Tackling climate change will improve Europe’s air quality, cut premature deaths and could save €10 billion (US$12.9 billion) annually in air pollution control costs by 2030, according to a new report by the European Environment Agency (EEA).

Reducing greenhouse gas emissions by burning smaller amounts of fossil fuels will result in less air pollution, thereby significantly cutting the cost of tackling air pollution.

Not only will tougher climate change policies designed to limit a global average temperature rise to 2 degrees above pre-industrial levels by 2030 help clean up Europe’s air quality, but will also reduce the annual number of premature deaths caused by air pollution.

Existing European air pollution abatement policies should lead to cleaner air in 2030 compared to 2000. However, with existing measures only, air quality is even projected to begin to worsen after 2020. In this scenario—the baseline scenario—311,000 premature deaths are projected each year in 2030, due to pollution with ground-level ozone and fine particles (PM2.5).

In the climate action scenario, the number of premature deaths from pollution by ozone and fine particles is projected to drop by more than 20,000 to 288,000 by 2030. Moreover, the costs of implementing existing air pollution measures is projected to fall by €10 billion (US$12.9 billion) per year. The avoided health costs could be valued at between €16-46 (US$20.6-59.1 billion) per year.

Reducing greenhouse gas emissions leads to reductions of emissions of criteria air pollutants from fossil fuel combustion. Reductions are most notable for oxides of nitrogen (10 %), sulphur dioxide (17 %), and particles (8–10%) by 2030, as compared to the baseline.

Cost-savings relative to existing air pollution abatement measures are highest in the EU-15. Relative abatement cost savings for oxides of nitrogen, sulphur dioxide and particles are estimated to be 20%, 12% and 14% by 2020, and more than 35%, 25% and 25% respectively by 2030.

However, it is clear that significantly greater efforts will still be necessary in the form of further targeted air pollution abatement measures in order to move closer to the EU long-term objectives.

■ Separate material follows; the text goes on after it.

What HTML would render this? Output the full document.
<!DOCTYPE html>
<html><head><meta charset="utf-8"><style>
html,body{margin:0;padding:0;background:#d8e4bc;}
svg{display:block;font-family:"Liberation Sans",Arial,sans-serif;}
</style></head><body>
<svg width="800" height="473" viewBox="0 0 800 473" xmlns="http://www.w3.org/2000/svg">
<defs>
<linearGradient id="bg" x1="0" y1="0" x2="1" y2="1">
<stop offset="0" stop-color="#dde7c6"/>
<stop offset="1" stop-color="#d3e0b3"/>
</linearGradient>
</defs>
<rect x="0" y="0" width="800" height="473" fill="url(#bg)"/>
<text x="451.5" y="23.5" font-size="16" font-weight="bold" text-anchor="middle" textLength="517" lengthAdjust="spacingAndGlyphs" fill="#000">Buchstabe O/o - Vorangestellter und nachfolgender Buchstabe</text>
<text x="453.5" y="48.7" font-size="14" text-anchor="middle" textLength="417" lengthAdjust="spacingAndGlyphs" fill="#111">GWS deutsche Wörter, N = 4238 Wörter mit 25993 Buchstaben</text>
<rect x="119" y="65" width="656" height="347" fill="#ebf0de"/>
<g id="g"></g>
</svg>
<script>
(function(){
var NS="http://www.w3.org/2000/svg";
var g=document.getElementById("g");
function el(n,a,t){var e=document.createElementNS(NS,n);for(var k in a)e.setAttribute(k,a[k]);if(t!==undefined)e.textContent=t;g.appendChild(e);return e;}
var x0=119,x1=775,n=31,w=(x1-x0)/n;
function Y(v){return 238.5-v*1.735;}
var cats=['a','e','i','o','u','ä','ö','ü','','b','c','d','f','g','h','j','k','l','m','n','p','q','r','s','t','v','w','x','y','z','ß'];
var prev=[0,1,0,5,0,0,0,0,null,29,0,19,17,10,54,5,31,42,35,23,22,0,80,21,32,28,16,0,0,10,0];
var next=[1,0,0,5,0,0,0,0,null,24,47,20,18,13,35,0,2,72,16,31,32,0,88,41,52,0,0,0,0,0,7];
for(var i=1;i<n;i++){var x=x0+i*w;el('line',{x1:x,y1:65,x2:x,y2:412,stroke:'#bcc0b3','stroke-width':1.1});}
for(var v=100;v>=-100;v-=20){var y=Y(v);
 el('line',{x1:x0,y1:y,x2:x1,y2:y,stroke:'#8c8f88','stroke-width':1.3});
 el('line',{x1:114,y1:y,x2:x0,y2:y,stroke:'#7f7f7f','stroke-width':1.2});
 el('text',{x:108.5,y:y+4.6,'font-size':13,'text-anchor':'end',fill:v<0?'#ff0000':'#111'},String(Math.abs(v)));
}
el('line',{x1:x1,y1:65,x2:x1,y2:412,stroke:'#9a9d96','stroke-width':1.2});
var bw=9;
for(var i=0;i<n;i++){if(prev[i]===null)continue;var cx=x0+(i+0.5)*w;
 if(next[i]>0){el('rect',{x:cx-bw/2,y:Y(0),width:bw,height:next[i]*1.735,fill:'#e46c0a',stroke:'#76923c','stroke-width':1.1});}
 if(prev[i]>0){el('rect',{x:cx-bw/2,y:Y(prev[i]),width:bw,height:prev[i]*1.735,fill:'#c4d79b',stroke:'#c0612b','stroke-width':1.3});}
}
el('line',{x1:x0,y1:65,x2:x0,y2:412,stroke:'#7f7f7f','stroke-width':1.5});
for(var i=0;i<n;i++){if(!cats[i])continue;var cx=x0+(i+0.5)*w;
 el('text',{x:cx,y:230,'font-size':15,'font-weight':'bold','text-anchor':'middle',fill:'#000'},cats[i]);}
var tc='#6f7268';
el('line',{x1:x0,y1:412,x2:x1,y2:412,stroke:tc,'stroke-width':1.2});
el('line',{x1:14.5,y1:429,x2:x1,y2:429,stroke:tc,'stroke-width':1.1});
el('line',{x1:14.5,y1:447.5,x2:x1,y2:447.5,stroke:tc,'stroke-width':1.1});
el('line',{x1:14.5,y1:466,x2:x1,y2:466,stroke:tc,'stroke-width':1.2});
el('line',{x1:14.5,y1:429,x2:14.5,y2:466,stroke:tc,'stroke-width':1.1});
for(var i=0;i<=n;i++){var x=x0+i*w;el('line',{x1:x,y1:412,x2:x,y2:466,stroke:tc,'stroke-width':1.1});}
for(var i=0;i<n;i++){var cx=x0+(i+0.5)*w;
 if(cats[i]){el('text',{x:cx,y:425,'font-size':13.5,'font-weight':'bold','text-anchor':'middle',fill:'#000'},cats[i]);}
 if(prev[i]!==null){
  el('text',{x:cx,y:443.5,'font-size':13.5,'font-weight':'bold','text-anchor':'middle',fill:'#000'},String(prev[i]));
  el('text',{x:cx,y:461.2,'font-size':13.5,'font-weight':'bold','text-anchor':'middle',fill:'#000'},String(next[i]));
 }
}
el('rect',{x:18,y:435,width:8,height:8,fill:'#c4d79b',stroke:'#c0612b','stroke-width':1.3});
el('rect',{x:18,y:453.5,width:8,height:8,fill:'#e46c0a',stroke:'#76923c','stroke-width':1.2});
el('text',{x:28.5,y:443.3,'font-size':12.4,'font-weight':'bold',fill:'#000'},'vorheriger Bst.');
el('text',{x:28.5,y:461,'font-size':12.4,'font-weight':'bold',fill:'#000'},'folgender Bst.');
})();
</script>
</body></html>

Even if the maximum feasible land--based reduction measures in relevant sectors for abatement of air pollution were combined with climate policies—the maximum feasible reduction scenario—there will still be 200,000 annual premature deaths by 2030 from ozone and fine particles. Reductions in emissions from non land-based sources, especially shipping, are necessary if the health impacts are to be brought down further.



fyi CO2

So when do Americans realize what the "P" in "EPA" really stands for (besides 'P'assive or 'P'athetic)?

Joseph Willemssen

That's an interesting study. I think it's not emphasized enough the multiple benefits of working to reduce greenhouse gas output. I'm often critical of marginal solutions (like diesel or nuclear), but it's good to see that in the aggregate there are spillovers into lowering emissons of other pollutants and improving health.

Thanks for posting that.

Jesse Jenkins

Just to be nitpicky:

I think you meant to say, "Reducing greenhouse gas emissions by burning smaller amounts of fossil fuels will result in less air pollution"


That does help clarify it a bit. Thanks!